-- start --

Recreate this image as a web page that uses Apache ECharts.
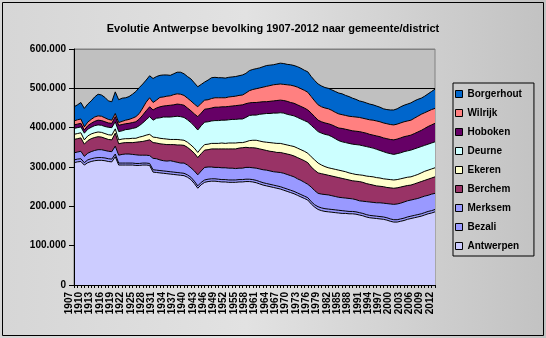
<!DOCTYPE html>
<html><head><meta charset="utf-8">
<script src="https://cdn.jsdelivr.net/npm/echarts@6/dist/echarts.min.js"></script>
<style>html,body{margin:0;padding:0;background:#fff}#c{width:546px;height:338px}</style>
</head><body><div id="c"></div>
<script>
// Categories (years)
const years = ['1907','1908','1909','1910','1911','1912','1913','1914','1915','1916',
'1917','1918','1919','1920','1921','1922','1923','1924','1925','1926',
'1927','1928','1929','1930','1931','1932','1933','1934','1935','1936',
'1937','1938','1939','1940','1941','1942','1943','1944','1945','1946',
'1947','1948','1949','1950','1951','1952','1953','1954','1955','1956',
'1957','1958','1959','1960','1961','1962','1963','1964','1965','1966',
'1967','1968','1969','1970','1971','1972','1973','1974','1975','1976',
'1977','1978','1979','1980','1981','1982','1983','1984','1985','1986',
'1987','1988','1989','1990','1991','1992','1993','1994','1995','1996',
'1997','1998','1999','2000','2001','2002','2003','2004','2005','2006',
'2007','2008','2009','2010','2011','2012'];

// Population per district, in thousands of inhabitants
const antwerpen = [311,313,314,305,311,314,316,317,317,316, 314,313,326,305,305,305,305,305,304,304,
305,305,304,287,286,285,284,283,282,281, 280,279,278,274,268,258,246,255,261,263,
264,264,263,262,262,261,261,261,262,262, 263,263,262,260,257,254,252,250,248,246,
244,241,238,235,232,228,224,220,216,206, 198,192,189,187,186,185,184,183,182,182,
181,181,180,178,176,173,171,170,169,168, 167,165,162,160,160,162,164,167,169,171,
173,175,178,181,183,186];
const bezali = [7,7,7,6,7,7,7,7,7,7, 7,7,7,5,5,5,5,5,5,5,
5,5,5,6,6,6,6,6,6,6, 6,6,6,6,6,6,6,6,6,6,
6,6,6,6,6,6,6,6,6,6, 6,6,6,6,6,6,6,6,6,6,
6,6,6,6,6,6,6,6,6,6, 6,7,7,7,7,7,7,7,7,6,
6,6,6,6,6,6,6,6,6,6, 6,6,6,6,6,6,6,6,6,6,
6,6,6,6,6,6];
const merksem = [18,18,19,16,17,18,19,20,20,19, 19,19,20,20,22,23,23,22,22,21,
20,20,20,29,29,27,26,26,28,27, 26,25,26,25,24,26,28,29,32,31,
30,29,30,30,30,30,30,29,29,29, 30,30,30,31,32,33,34,34,34,35,
36,37,37,37,37,36,36,35,34,37, 36,34,35,36,36,35,34,33,33,33,
33,32,31,30,31,33,34,34,34,35, 35,36,38,39,40,40,41,41,41,41,
41,42,42,41,42,41];
const berchem = [34,34,34,31,32,33,33,33,32,31, 30,30,33,29,29,29,29,30,32,34,
35,37,40,40,40,41,42,42,41,43, 44,46,45,45,45,45,44,44,44,44,
46,47,47,48,48,49,49,50,51,52, 51,50,51,51,51,51,50,50,51,50,
51,51,52,53,53,54,54,55,55,51, 52,52,52,51,50,50,50,50,49,48,
47,46,47,49,48,46,45,44,43,42, 42,41,41,41,41,41,40,39,38,39,
40,40,40,41,41,42];
const ekeren = [13,13,13,11,12,12,12,12,12,12, 12,12,11,10,10,10,10,11,10,12,
13,14,14,14,14,14,14,14,13,13, 14,13,13,13,13,13,13,14,14,14,
14,14,14,15,14,15,15,15,14,13, 14,18,19,20,20,20,21,22,22,23,
23,23,23,23,24,24,24,24,24,26, 26,25,22,20,19,19,19,19,19,19,
18,18,17,17,18,19,20,21,21,21, 20,21,21,21,21,21,21,21,21,21,
21,22,23,23,23,23];
const deurne = [15,15,15,17,17,17,18,18,18,18, 19,19,18,21,21,23,24,25,27,29,
34,39,45,43,49,52,55,56,57,58, 59,59,58,57,57,56,57,57,57,57,
57,58,58,58,59,59,60,60,60,60, 62,64,64,64,68,71,73,74,76,77,
78,79,78,78,78,78,78,78,79,80, 80,80,81,82,83,81,78,75,74,74,
75,75,76,76,75,75,74,73,72,70, 69,67,66,65,66,66,67,67,68,68,
68,67,66,66,66,66];
const hoboken = [9,9,9,8,9,10,11,12,12,12, 11,11,13,16,16,15,15,15,15,17,
20,23,25,26,26,28,28,29,30,30, 31,31,31,30,30,31,34,32,33,33,
33,34,34,34,34,34,34,35,35,36, 35,32,32,32,31,31,30,31,31,32,
32,32,33,32,32,32,32,32,31,31, 30,29,29,29,29,30,31,32,34,34,
34,34,34,34,34,34,33,33,34,35, 35,36,36,37,37,38,38,38,38,39,
40,41,43,45,46,47];
const wilrijk = [10,11,11,8,9,10,11,11,11,10, 9,8,8,7,8,9,10,11,13,14,
18,22,23,19,20,24,23,24,24,26, 26,26,25,25,25,25,25,25,23,23,
24,24,24,23,23,24,24,24,25,25, 27,31,33,35,36,37,39,40,41,41,
41,41,42,44,44,45,45,45,45,42, 40,39,38,38,38,37,36,36,35,35,
35,36,36,36,36,36,37,38,38,38, 38,38,38,38,38,38,38,38,38,39,
40,41,40,39,39,38];
const borgerhout = [36,38,42,47,46,47,51,55,54,52, 47,47,55,58,59,57,58,61,64,66,
61,56,56,61,60,56,56,54,52,53, 55,56,55,55,56,54,51,48,46,50,
53,52,51,51,50,50,50,50,50,51, 50,51,51,51,51,52,53,52,51,52,
53,53,52,52,52,52,52,51,52,51, 52,53,53,52,52,52,53,53,53,51,
50,47,45,42,42,41,40,39,38,37, 36,36,37,38,39,41,42,43,44,44,
43,41,42,44,46,49];

const seriesNames = ['Antwerpen','Bezali','Merksem','Berchem','Ekeren','Deurne','Hoboken','Wilrijk','Borgerhout'];
const seriesColors = ['#CCCCFF','#9999FF','#9999FF','#993366','#FFFFCC','#CCFFFF','#660066','#FF8080','#0066CC'];
const seriesData = [antwerpen,bezali,merksem,berchem,ekeren,deurne,hoboken,wilrijk,borgerhout];
const yMax = 600, yStep = 100; // thousands

const FONT = "'Liberation Sans', Arial, sans-serif";
const chart = echarts.init(document.getElementById('c'), null, {renderer:'canvas'});
const fmt = v => v === 0 ? '0' : v + '.000';

chart.setOption({
  animation:false,
  backgroundColor: new echarts.graphic.LinearGradient(0,0,1,0,[
    {offset:0,color:'#d6d6d6'},{offset:0.45,color:'#e2e2e2'},{offset:1,color:'#c2c2c2'}]),
  title:{text:'Evolutie Antwerpse bevolking 1907-2012 naar gemeente/district',left:'center',top:18,
    textStyle:{fontFamily:FONT,fontSize:11,fontWeight:'bold',color:'#000'}},
  graphic:[{type:'rect',shape:{x:2.5,y:2.5,width:541,height:333},style:{fill:null,stroke:'#000',lineWidth:1},z:100}],
  legend:{orient:'vertical',left:453,top:83,data:seriesNames.slice().reverse(),
    icon:'rect',itemWidth:7,itemHeight:7,itemGap:7,padding:[5,12,4,2],
    borderColor:'#000',borderWidth:1,
    itemStyle:{borderColor:'#000',borderWidth:1},
    textStyle:{fontFamily:FONT,fontSize:10,fontWeight:'bold',color:'#000',lineHeight:12}},
  grid:{left:74,right:111,top:49,bottom:53,show:true,backgroundColor:'#C0C0C0',borderColor:'#808080',borderWidth:1},
  xAxis:{type:'category',data:years,boundaryGap:false,z:20,
    axisLine:{lineStyle:{color:'#000',width:1}},
    axisTick:{show:true,interval:0,length:3,lineStyle:{color:'#000'}},
    axisLabel:{interval:2,rotate:90,margin:7,fontFamily:FONT,fontSize:10,fontWeight:'bold',color:'#000',verticalAlign:'bottom'},
    splitLine:{show:false}},
  yAxis:[{type:'value',min:0,max:yMax,interval:yStep,z:20,
    axisLine:{show:true,lineStyle:{color:'#000',width:1}},
    axisTick:{show:true,length:5,lineStyle:{color:'#000'}},
    axisLabel:{formatter:fmt,margin:8,fontFamily:FONT,fontSize:10,fontWeight:'bold',color:'#000'},
    splitLine:{show:false}},
   {type:'value',min:0,max:yMax,interval:yStep,z:1,position:'left',
    axisLine:{show:false},axisTick:{show:false},axisLabel:{show:false},
    splitLine:{show:true,lineStyle:{color:['#000','#000','#000','#000','#000','#000','#808080'],width:1}}}],
  series: seriesNames.map((n,i)=>({
    name:n,type:'line',stack:'total',data:seriesData[i],yAxisIndex:0,
    symbol:'none',showSymbol:false,z:3+(seriesNames.length-i),
    lineStyle:{color:'#000',width:1},
    itemStyle:{color:seriesColors[i]},
    areaStyle:{color:seriesColors[i],opacity:1},
    emphasis:{disabled:true}
  }))
});
</script></body></html>
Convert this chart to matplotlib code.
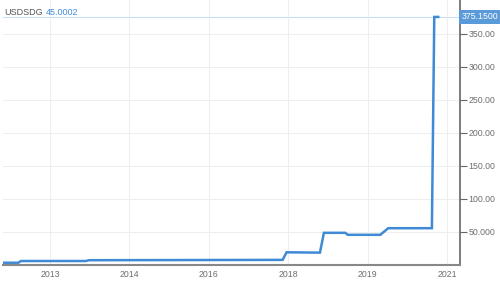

-- end --

→ **Exercise goal**
Locate each line with the word "this" and copy it.

→ **The response**
Recreate this image as a web page that uses Apache ECharts.
Convert this chart to matplotlib code.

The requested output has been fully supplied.